In "Freakoutonomics," in the current issue of The New Republic, Jonathan Chait writes:
"Over the last quarter century, the portion of the national income accruing to the richest 1 percent of Americans has doubled. The share going to the richest one-tenth of 1 percent has tripled, and the share going to the richest one-hundredth of 1 percent has quadrupled."
This is serious, serious stuff and I recommend the entire article. Income inequality in this country has grown steadily in the past few years, and the rate of increase has skyrocketed recently. Chait points out that one of the ways we see this is in the economic dissatisfactions of the middle class: despite the fine performance of the economy on paper, those gains have gone to the most privileged in our country. Meanwhile, the poor have gotten poorer, and the middle class have gotten nowhere at all, and prices have done what prices do in a roaring economy -- they've gone up.

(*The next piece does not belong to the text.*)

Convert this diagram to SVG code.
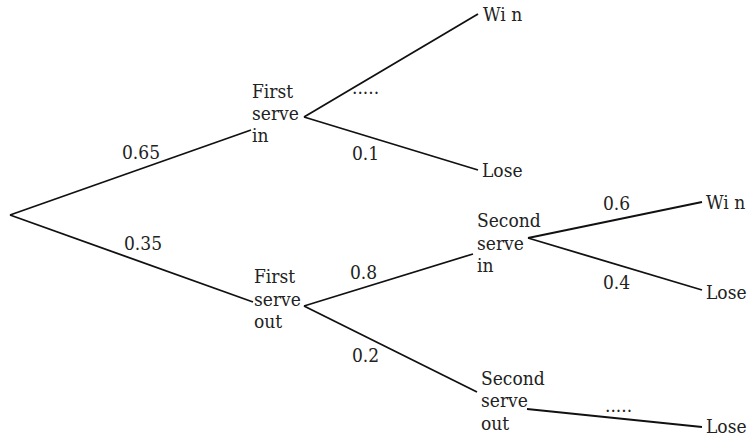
<svg xmlns="http://www.w3.org/2000/svg" width="748" height="436" viewBox="0 0 748 436">
<style>
text{font-family:'DejaVu Serif Condensed','DejaVu Serif',serif;font-stretch:condensed;font-size:19px;fill:#222}
.c line{stroke:#111;stroke-width:1.8;fill:none}
</style>
<rect width="748" height="436" fill="#fff"/>
<g class="c" id="connectors">
<line x1="10" y1="215" x2="251" y2="130"/>
<line x1="10" y1="215" x2="253" y2="302"/>
<line x1="304" y1="117" x2="478" y2="14"/>
<line x1="304" y1="117" x2="478" y2="170"/>
<line x1="304" y1="306" x2="473" y2="254"/>
<line x1="304" y1="306" x2="477" y2="392"/>
<line x1="528" y1="238" x2="702" y2="202"/>
<line x1="528" y1="238" x2="702" y2="290"/>
<line x1="527" y1="409" x2="702" y2="427"/>
</g>
<g id="labels">
<text x="122" y="159">0.65</text>
<text x="124" y="250">0.35</text>
<text x="352" y="94">.....</text>
<text x="352" y="160">0.1</text>
<text x="350" y="279">0.8</text>
<text x="352" y="362">0.2</text>
<text x="603" y="210">0.6</text>
<text x="603" y="289">0.4</text>
<text x="605" y="412">.....</text>
</g>
<g id="n-fsi"><text x="252" y="98">First</text><text x="252" y="120">serve</text><text x="252" y="142">in</text></g>
<g id="n-fso"><text x="254" y="283">First</text><text x="254" y="306">serve</text><text x="254" y="328">out</text></g>
<g id="n-ssi"><text x="477" y="227">Second</text><text x="477" y="250">serve</text><text x="477" y="272">in</text></g>
<g id="n-sso"><text x="481" y="385">Second</text><text x="481" y="407">serve</text><text x="481" y="430">out</text></g>
<g id="n-win1"><text x="483" y="21">Wi n</text></g>
<g id="n-lose1"><text x="482" y="177">Lose</text></g>
<g id="n-win2"><text x="706" y="209">Wi n</text></g>
<g id="n-lose2"><text x="706" y="299">Lose</text></g>
<g id="n-lose3"><text x="706" y="433">Lose</text></g>
</svg>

Another item I recommend: Sophia Coppola's Marie Antoinette. It's an interesting view of the woman and the time: the ferment in the streets of Paris is visible only on the margins, an occasional downbeat reference almost lost in the sybaritic consumption, opulence, and sheer silliness of Versailles. The opening scene says it all in shorthand: a servant tends to Marie's toes while she languorously drags a finger through the icing on a cake.
Marie knows that she is a woman whose primary function is as a symbol and a womb: she is there to cement a bit of realpolitik and to bear heirs for the Bourbons. In the meantime, she is free to enjoy herself within the rules of the Versailles court, which means that the only part of her that enjoys much freedom is her purse. Goodies insue, until the revolution comes and the party is over. The movie ends then, allowing the viewer to contemplate the situation without the distractions of the prison and the guillotine.
I've seen some interviews in which Coppola says that she was interested in the idea of the teen monarchs, able to do as they like. Maybe so, but the movie also stands for me as a warning to those of us who enjoy prosperity in days that are not prosperous for everyone.
Marie Antoinette never said, "Let them eat cake." The movie and several other accounts portray her as a nice party girl who did the charitable things expected of her, and who shopped and consumed for fun. She loved her family, was a good mother, and was not much sillier than anyone else around her. A generation earlier, we might not remember her at all. We remember her and her luckless family because they didn't realize that privileges can be revoked until it was too late.
In a country where "the share going to the richest one-hundredth of 1 percent has quadrupled," we cannot afford to be so blinkered. Wake up, America: get your fingers out of the cake -- smell the republic burning.